Shouliastay or should I go?
La bagnole était presque aussi épuisée que ses amortisseurs qui n’amortissaient presque plus rien. La banquette arrière surpeuplée, où seulement une de mes fesses reposait, si on peut dire, tapait contre le châssis à chaque irrégularité de la piste. On avait mis pas loin de sept heures pour faire cent quatre-vingt bornes et on avait finit par arriver à Ouliastay, une bourgade du centre ouest de la Mongolie. J’étais emmitouflé du mieux que je pouvais pour résister aux courants d’airs des fenêtres ouvertes de ce fumoir roulant. Les Mongols n’ont jamais froid.
J’étais sensé repartir le lendemain pour une autre étape, et puis une autre. Un ami du trajet m’avait dégoté une piaule pas fameuse mais pas mal : deux lits, une table, deux chaises, des prises électriques, un peu d’internet près de la réception et un balcon plein sud. Au réveil, un grand soleil a illuminé le petit centre d’Ouliastay dont je n’attendais rien. La fenêtre donnait sur un théâtre vieillot avec de pseudo colonnes grecques et un trapèze tamponné de la figure d’un héros communiste et on y projetait des comédies mongoles. Il régnait une ambiance de village de montagne : des bâtiments publics patinés avec l’ambition de faire monument, de jolis petits trottoirs défoncés avec des arbres, un marché où on trouve des fruits et des bouibouis avec des fenêtres et des gens dedans, de petites maisons en brique, des balcons en bois. Bref, je ne sais plus si c’était la lumière où mon humeur mais je trouvais ça vraiment super.
Du coup je repaye deux nuit à la tenancière, une cinquantaine à un décolleté profond dont l’activité principale consistait à mater des séries coréennes. Je passe deux délicieuses journées sans plus d’ambition que de faire une lessive, lire Philippe Djian et écrire un peu. Je me roule dans cette douce paresse sans besoin d’exploration particulier, sans photos ni évènement marquant, juste heureux d’exister.

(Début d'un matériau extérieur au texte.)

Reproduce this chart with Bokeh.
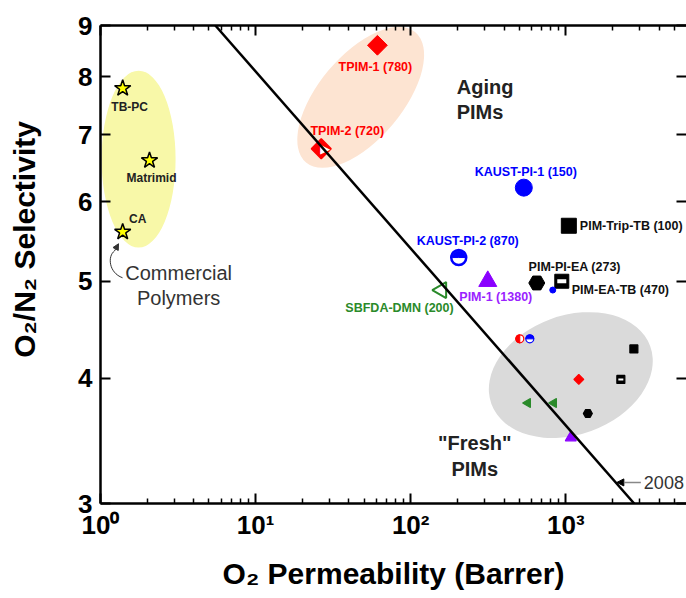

Et puis j’ai aussi décidé d’attendre Tomoya, autre aventurier passé par Mörön, à mes trousses avec un jour de retard. On se retrouve comme deux vieux copains alors qu’on se connait pas tant que ça mais le voyage accélère les amitiés. Le lendemain on décide d’aller se planter à la sortie de la ville pour lever le pouce mais on attrape que des sourires dubitatifs. Le seul qui nous embarque c’est un type d’un mètre cinquante tout bedonnant, mais c’est dans une yourte et pas une bagnole. On est quand même contents d’aller se réchauffer dans l’hospitalité mongole. Petit thé rituel et même nouveautés culinaires malgré l’invariabilité des ingrédients. Notre petit gros de sauveteur qu’on appellera “Héro bleu”, traduction à 30% fiable de son nom, contacte tout un petit carnet de numéros pour essayer de nous dégoter une caisse tandis que sa madame prépare le plat de résistance : il y a des légumes, c’est un signe du ciel. En dessert, ils sortent l’album photo de famille et Tomoya leur offre une carte postale du Japon qu’ils rangent à l’intérieur, c’est des gens adorables. Pour la bagnole c’est une autre affaire. Ils disent qu’elle va se pointer a 16h30 mais j’y crois autant qu’au père Noël. On ressort faire un peu de stop en attendant, avec le même succès. Le taxi de 16h30 annule vers 16h10. On décide de tenter notre chance à la source des transports en commun mais la vacuité du bus qui part pour Altaï et la tronche du chauffeur suggèrent qu’il n’a pas du recevoir beaucoup de coups de fil de réservation. On repart pour un stop sans conviction jusqu’à aller garer notre échec chez nos amis du déjeuner qui nous ont réinvité face à la persistance de notre sédentarité.
On a amené des pâtes et de la sauce pour contribuer, ils sont contents de nous revoir. Soirée télé, ça rigole beaucoup et les gamins sont polis. Quand on dit qu’on a trop mangé en mimant le gros ventre, héro bleu nous montre le sien en guise de réponse et nous ressert. Il adore becter et finit toutes les assiettes. Il nous offre un os de cheville de je sais pas quel animal, comme a chacun de ses enfants, on prend ça comme une adoption. C’est des gens épatants. Le réveil sous la délicate charpente de la yourte avec le bruit et la chaleur du poêle est une grâce mongole incontestable. J’espère quand même qu’on décolle aujourd’hui.